Album: The Milk Carton Kids - I Only See the Moon | reviews, news & interviews
Album: The Milk Carton Kids - I Only See the Moon
Album: The Milk Carton Kids - I Only See the Moon
Honest, heartfelt sequence that keeps on giving
Life is better together, and the beauteous sounds created by The Milk Carton Kids proves it. Kenneth Pattengale and Joey Ryan got their acts together in 2011, having each pursued solo careers that never quite gelled. Ryan pitched up at a Pattengale gig in Eagle Rock, California, which was home for both of them.
They recorded their first album live at Zoey’s Café in Ventura a few months later and would soon be featured in the all-star line-up for Another Day, Another Time: Celebrating the Music of Inside Llewyn Davis. Now comes their sixth studio album, their first since The Only Ones, a short outing released just before the world stopped turning.

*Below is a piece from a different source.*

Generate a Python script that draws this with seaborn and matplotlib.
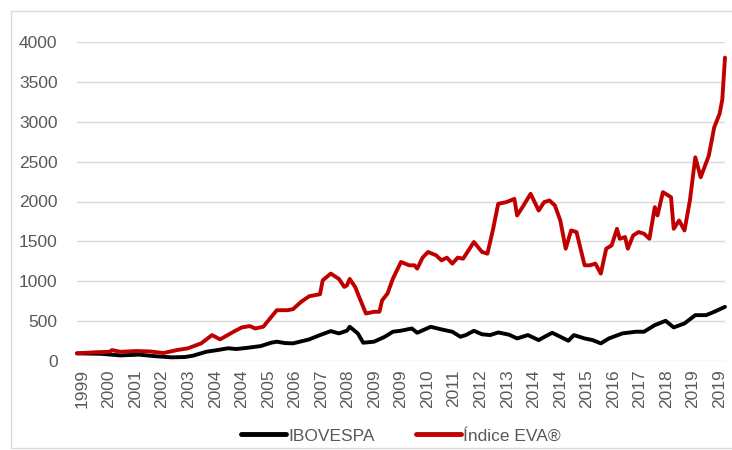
import numpy as np
import pandas as pd
import matplotlib
matplotlib.use("Agg")
import matplotlib.pyplot as plt
from matplotlib.patches import Rectangle
import seaborn as sns

# ---- data (month index since start, value) ----
tick_labels = ["1999", "2000", "2001", "2002", "2003", "2004", "2004", "2005",
               "2006", "2007", "2008", "2009", "2009", "2010", "2011", "2012",
               "2013", "2014", "2014", "2015", "2016", "2017", "2018", "2019", "2019"]

eva_months = [0, 7, 12, 13, 16, 22, 27, 32, 37, 41, 46, 50, 53, 58, 61, 64, 66, 69,
              74, 78, 80, 83, 86, 90, 91, 94, 97, 99, 100, 101, 103, 105, 107, 110,
              112, 113, 115, 117, 120, 123, 125, 126, 128, 130, 133, 135, 137, 139,
              141, 143, 145, 147, 150, 152, 154, 156, 159, 162, 163, 165, 168, 171,
              173, 175, 177, 179, 181, 183, 185, 188, 190, 192, 194, 196, 198, 200,
              201, 203, 204, 206, 208, 210, 212, 214, 215, 217, 220, 221, 223, 225,
              227, 229, 231, 234, 236, 238, 239, 240]
eva_values = [96, 110, 115, 137, 115, 125, 120, 100, 137, 158, 221, 325, 271, 367,
              421, 438, 408, 430, 637, 637, 650, 742, 812, 837, 1012, 1096, 1029, 929,
              950, 1029, 929, 762, 596, 617, 617, 760, 846, 1033, 1242, 1200, 1200,
              1158, 1296, 1367, 1325, 1262, 1296, 1221, 1296, 1283, 1387, 1492, 1367,
              1346, 1637, 1971, 1992, 2033, 1825, 1929, 2096, 1887, 1992, 2013, 1950,
              1762, 1408, 1637, 1617, 1200, 1200, 1221, 1096, 1408, 1450, 1658, 1533,
              1554, 1408, 1575, 1617, 1596, 1533, 1929, 1825, 2117, 2054, 1658, 1762,
              1637, 2013, 2554, 2304, 2575, 2929, 3100, 3280, 3804]

ibov_months = [0, 9, 16, 23, 29, 35, 40, 43, 48, 52, 56, 59, 63, 68, 72, 74, 77, 80,
               86, 90, 94, 97, 100, 101, 104, 106, 110, 114, 117, 120, 124, 126, 131,
               135, 139, 142, 144, 147, 150, 153, 156, 160, 163, 167, 171, 173, 176,
               179, 182, 184, 188, 191, 194, 197, 202, 207, 210, 214, 218, 221, 225,
               229, 233, 236, 240]
ibov_values = [96, 90, 70, 80, 60, 46, 50, 67, 117, 137, 160, 150, 165, 187, 230, 242,
               225, 221, 271, 325, 375, 346, 380, 429, 346, 229, 242, 304, 367, 380,
               408, 354, 429, 396, 367, 304, 325, 379, 335, 325, 358, 330, 283, 325,
               262, 300, 354, 304, 254, 325, 283, 262, 221, 283, 346, 367, 367, 450,
               504, 421, 471, 575, 575, 617, 679]

series_names = ["IBOVESPA", "Índice EVA®"]
series_colors = ["#000000", "#C00000"]

df = pd.concat([
    pd.DataFrame({"mes": ibov_months, "valor": ibov_values, "serie": series_names[0]}),
    pd.DataFrame({"mes": eva_months, "valor": eva_values, "serie": series_names[1]}),
], ignore_index=True)

# ---- plot ----
sns.set_theme(style="white")
plt.rcParams["font.family"] = ["Liberation Sans", "DejaVu Sans"]

fig = plt.figure(figsize=(7.32, 4.5), dpi=100)
fig.patches.append(Rectangle((11 / 732, 2 / 450), 730 / 732, 437 / 450,
                             transform=fig.transFigure, fill=False,
                             edgecolor="#dcdcdc", linewidth=1.0, zorder=0))
ax = fig.add_axes([77 / 732, 1 - 361 / 450, (725 - 77) / 732, (361 - 42) / 450])

sns.lineplot(data=df, x="mes", y="valor", hue="serie", hue_order=series_names,
             palette=dict(zip(series_names, series_colors)), linewidth=2.8,
             ax=ax, legend=True, estimator=None, sort=True)
for ln in ax.lines:
    ln.set_solid_joinstyle("round")
    ln.set_clip_on(False)

ax.set_xlim(0, 240)
ax.set_ylim(0, 4000)
ax.set_yticks(np.arange(0, 4001, 500))
ax.set_yticklabels([str(v) for v in range(0, 4001, 500)])
ax.set_xticks(np.linspace(2, 238, len(tick_labels)))
ax.set_xticklabels(tick_labels, rotation=90)
ax.tick_params(axis="both", length=0, labelsize=12.5, labelcolor="#595959")
ax.tick_params(axis="y", pad=14)
ax.tick_params(axis="x", pad=6)
ax.grid(axis="y", color="#d9d9d9", linewidth=1.0)
ax.grid(axis="x", visible=False)
ax.set_axisbelow(True)
for s in ax.spines.values():
    s.set_visible(False)
ax.set_xlabel("")
ax.set_ylabel("")

handles, labels = ax.get_legend_handles_labels()
for h in handles:
    h.set_linewidth(3.5)
leg = ax.legend(handles, labels, loc="center", bbox_to_anchor=(0.5, -0.235),
                ncol=2, frameon=False, fontsize=12.5, handlelength=2.6,
                handletextpad=0.1, columnspacing=2.4, labelcolor="#595959")

fig.savefig("out.png", dpi=100)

It's worth the wait: simple, honest, heartfelt; the beautiful vocal harmonies and skilful instrumental work immediately making you feel you’re in the company of old friends. Pattengale’s the fingerpicker, teasing elegant riffs and fills, intros and outros from the six strings of his beloved Martin parlour guitar, with its distinctive dark mahogany tones. Ryan’s Gibson, and sometimes his banjo, provides the rhythm. You sense them standing close around one mic, clad in their preppyish sport coats and, often, ties, serious about what they do but trading lots of banter.
I Only See the Moon was recorded in the duo’s new studio space in Los Angeles, Pattengale producing (in the past they’ve worked with Joe Henry), an arrangement that allowed them “all the time in the world”, as the opening track of the new album puts it. Happily, the lengthy gestation period hasn’t resulted in an over-produced clean and antiseptic album – rather there’s a very live feel to it, right from the opening sounds of fingers knocking against guitars, to the occasional not-quite-perfect togetherness and counting-in. Close enough for folk music!
The dreamy, slightly mournful title track features a gorgeous string arrangement, and its lack of any final harmonic resolution makes it feel almost like an art song, the polar opposite of the banjo-driven “One True Love” which seems to echo down the years. “North Country Ride”, written in memory of a beloved family member, is a song of poignant simplicity, oscillating between major and minor with a hint of tasteful backing vocals behind the Kids’ own close harmonies. “Will You Remember Me”, a gentle, wistful love song in three-quarter time, closes an album that will keep on giving.